▶ _Dataset content_:

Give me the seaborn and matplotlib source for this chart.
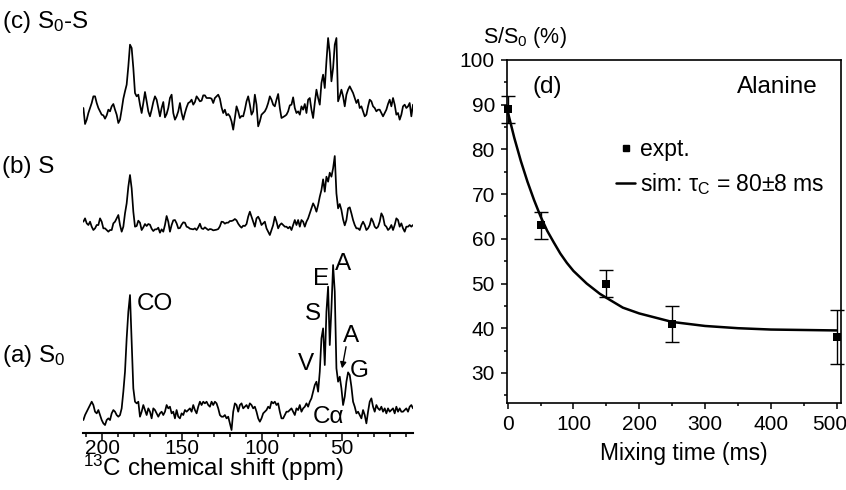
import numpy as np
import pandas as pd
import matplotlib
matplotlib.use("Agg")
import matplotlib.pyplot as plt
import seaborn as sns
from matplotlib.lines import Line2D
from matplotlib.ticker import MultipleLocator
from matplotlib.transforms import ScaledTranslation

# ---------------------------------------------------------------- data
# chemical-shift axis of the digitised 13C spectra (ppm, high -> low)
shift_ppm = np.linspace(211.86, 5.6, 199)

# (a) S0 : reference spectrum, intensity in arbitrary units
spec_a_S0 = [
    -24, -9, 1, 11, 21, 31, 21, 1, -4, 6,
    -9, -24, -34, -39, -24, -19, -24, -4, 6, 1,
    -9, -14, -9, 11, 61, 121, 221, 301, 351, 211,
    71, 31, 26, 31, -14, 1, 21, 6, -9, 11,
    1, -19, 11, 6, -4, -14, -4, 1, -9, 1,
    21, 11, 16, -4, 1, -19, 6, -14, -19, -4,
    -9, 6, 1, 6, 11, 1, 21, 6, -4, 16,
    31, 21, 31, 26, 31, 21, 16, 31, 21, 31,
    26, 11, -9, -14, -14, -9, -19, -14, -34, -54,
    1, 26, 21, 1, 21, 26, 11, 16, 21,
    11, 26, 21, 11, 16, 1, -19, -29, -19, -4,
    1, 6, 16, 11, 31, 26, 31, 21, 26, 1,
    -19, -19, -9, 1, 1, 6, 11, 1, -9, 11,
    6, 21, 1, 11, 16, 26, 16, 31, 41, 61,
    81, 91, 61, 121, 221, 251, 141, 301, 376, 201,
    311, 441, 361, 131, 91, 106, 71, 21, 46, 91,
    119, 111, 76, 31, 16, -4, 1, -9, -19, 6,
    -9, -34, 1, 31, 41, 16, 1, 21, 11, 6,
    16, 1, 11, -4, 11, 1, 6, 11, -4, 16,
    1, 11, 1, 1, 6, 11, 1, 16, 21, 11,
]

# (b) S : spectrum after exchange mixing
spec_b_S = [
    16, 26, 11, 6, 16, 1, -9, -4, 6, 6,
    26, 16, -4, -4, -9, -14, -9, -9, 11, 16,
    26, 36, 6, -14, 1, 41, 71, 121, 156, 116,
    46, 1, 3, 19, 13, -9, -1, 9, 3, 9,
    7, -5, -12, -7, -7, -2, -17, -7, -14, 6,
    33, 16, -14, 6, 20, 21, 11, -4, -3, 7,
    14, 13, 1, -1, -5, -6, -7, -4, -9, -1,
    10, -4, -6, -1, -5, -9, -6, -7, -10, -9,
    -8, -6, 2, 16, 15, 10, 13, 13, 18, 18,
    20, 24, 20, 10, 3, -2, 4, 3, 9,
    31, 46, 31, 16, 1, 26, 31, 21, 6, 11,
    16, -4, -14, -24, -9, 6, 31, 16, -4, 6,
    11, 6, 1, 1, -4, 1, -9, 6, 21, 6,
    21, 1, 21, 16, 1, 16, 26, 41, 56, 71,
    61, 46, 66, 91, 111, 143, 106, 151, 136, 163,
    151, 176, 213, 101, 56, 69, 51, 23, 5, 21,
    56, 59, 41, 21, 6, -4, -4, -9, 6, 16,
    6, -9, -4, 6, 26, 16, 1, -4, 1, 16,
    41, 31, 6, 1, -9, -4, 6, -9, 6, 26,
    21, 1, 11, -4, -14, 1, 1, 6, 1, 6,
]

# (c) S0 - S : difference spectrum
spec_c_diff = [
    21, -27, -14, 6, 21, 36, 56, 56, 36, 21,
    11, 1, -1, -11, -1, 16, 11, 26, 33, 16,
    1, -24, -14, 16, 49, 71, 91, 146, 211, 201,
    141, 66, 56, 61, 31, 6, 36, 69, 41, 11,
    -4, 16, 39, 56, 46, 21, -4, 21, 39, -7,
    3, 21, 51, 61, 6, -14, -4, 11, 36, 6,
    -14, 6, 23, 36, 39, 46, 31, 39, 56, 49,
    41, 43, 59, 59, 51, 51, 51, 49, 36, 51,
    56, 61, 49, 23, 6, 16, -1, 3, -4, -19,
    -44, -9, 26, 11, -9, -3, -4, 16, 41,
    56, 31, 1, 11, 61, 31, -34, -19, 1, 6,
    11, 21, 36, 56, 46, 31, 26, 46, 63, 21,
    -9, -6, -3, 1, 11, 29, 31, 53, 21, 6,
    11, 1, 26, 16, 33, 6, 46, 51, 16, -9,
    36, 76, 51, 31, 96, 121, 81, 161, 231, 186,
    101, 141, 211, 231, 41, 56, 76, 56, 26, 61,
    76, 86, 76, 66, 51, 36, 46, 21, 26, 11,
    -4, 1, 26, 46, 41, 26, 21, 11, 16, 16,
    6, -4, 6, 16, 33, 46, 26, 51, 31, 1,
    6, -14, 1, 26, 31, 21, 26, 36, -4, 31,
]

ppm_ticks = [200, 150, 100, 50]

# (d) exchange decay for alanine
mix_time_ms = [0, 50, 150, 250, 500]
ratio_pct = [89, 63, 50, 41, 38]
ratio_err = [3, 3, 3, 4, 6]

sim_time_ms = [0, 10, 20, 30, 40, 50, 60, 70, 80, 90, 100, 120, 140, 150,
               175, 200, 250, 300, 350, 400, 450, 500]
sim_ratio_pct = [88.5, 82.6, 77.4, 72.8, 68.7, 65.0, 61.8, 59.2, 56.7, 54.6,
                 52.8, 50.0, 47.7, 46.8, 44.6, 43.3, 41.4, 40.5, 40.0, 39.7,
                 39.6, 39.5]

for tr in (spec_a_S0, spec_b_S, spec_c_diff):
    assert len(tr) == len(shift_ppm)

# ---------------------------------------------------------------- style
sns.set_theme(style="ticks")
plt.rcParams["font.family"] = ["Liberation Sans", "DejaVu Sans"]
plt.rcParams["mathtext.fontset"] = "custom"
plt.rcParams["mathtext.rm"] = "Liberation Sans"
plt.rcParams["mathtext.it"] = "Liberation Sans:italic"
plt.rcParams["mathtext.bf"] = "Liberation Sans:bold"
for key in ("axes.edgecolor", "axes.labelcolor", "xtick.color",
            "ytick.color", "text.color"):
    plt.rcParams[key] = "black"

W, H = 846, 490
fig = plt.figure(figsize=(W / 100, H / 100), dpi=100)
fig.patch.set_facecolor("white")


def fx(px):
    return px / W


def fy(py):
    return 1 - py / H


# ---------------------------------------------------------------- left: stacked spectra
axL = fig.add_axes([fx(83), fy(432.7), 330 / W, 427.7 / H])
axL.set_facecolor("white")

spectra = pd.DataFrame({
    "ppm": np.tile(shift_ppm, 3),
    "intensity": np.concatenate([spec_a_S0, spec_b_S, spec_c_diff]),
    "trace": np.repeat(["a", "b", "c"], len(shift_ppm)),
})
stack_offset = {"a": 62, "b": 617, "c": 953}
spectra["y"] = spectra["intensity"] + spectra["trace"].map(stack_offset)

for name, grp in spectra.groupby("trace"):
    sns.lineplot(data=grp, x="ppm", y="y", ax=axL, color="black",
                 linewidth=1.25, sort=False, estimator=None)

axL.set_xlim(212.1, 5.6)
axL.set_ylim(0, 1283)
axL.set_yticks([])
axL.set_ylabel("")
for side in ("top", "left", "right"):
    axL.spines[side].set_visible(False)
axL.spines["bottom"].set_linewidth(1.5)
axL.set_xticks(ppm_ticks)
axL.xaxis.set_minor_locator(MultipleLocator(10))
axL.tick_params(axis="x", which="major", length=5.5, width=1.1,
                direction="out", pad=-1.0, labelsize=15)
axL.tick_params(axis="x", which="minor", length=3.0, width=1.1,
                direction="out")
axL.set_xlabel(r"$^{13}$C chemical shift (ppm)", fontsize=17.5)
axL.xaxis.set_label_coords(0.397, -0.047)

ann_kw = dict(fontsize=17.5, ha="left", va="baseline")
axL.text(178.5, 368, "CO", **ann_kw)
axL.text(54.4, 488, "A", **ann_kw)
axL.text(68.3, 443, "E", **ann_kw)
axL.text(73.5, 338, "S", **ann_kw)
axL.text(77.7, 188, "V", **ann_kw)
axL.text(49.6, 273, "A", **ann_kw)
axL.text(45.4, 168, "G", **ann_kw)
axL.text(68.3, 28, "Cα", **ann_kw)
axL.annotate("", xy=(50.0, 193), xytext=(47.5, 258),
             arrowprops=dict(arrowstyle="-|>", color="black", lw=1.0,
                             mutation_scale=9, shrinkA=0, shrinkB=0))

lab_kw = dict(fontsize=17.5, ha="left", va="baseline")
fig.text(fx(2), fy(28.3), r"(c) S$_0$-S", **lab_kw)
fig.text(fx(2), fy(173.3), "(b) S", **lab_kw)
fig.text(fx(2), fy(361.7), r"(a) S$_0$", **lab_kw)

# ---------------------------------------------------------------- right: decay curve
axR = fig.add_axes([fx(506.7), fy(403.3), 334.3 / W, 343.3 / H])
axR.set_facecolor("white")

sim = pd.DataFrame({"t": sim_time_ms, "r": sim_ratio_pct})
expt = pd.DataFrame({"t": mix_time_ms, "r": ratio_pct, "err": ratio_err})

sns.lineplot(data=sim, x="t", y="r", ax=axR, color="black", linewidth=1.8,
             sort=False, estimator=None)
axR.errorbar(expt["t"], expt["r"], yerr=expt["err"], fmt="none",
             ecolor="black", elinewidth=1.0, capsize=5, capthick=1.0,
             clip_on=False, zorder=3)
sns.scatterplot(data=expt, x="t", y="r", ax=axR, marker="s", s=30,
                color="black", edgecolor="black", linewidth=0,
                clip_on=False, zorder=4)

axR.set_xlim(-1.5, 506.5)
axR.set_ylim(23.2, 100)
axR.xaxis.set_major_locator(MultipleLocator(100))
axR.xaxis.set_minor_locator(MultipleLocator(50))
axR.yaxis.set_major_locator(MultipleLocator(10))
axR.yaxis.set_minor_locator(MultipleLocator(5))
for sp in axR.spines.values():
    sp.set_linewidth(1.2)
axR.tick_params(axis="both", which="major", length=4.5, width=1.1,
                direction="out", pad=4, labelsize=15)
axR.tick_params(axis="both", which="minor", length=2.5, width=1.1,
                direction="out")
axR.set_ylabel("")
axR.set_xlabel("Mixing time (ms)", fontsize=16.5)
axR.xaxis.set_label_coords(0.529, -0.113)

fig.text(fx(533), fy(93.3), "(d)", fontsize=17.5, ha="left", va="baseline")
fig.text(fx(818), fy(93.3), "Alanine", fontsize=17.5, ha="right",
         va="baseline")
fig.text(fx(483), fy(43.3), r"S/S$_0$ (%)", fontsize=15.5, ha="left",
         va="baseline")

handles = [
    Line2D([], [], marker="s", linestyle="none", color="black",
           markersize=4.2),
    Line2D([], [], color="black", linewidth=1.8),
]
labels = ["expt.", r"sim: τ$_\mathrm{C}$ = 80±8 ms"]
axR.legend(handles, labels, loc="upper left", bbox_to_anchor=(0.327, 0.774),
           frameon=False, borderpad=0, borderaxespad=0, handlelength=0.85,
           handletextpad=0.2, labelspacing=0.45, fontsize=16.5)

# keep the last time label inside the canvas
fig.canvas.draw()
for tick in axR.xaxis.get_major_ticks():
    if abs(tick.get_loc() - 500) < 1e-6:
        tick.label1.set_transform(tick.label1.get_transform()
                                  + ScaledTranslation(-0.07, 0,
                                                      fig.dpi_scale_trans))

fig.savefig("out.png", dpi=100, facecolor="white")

▶ _Exercise aim_:
Omit the pictures, then repeat exactly each line from the beginning of the listing through the line with "shift_ppm = np.linspace(211.86, 5.6, 199)".

▶ _Solution to this task_:
Give me the seaborn and matplotlib source for this chart.
import numpy as np
import pandas as pd
import matplotlib
matplotlib.use("Agg")
import matplotlib.pyplot as plt
import seaborn as sns
from matplotlib.lines import Line2D
from matplotlib.ticker import MultipleLocator
from matplotlib.transforms import ScaledTranslation

# ---------------------------------------------------------------- data
# chemical-shift axis of the digitised 13C spectra (ppm, high -> low)
shift_ppm = np.linspace(211.86, 5.6, 199)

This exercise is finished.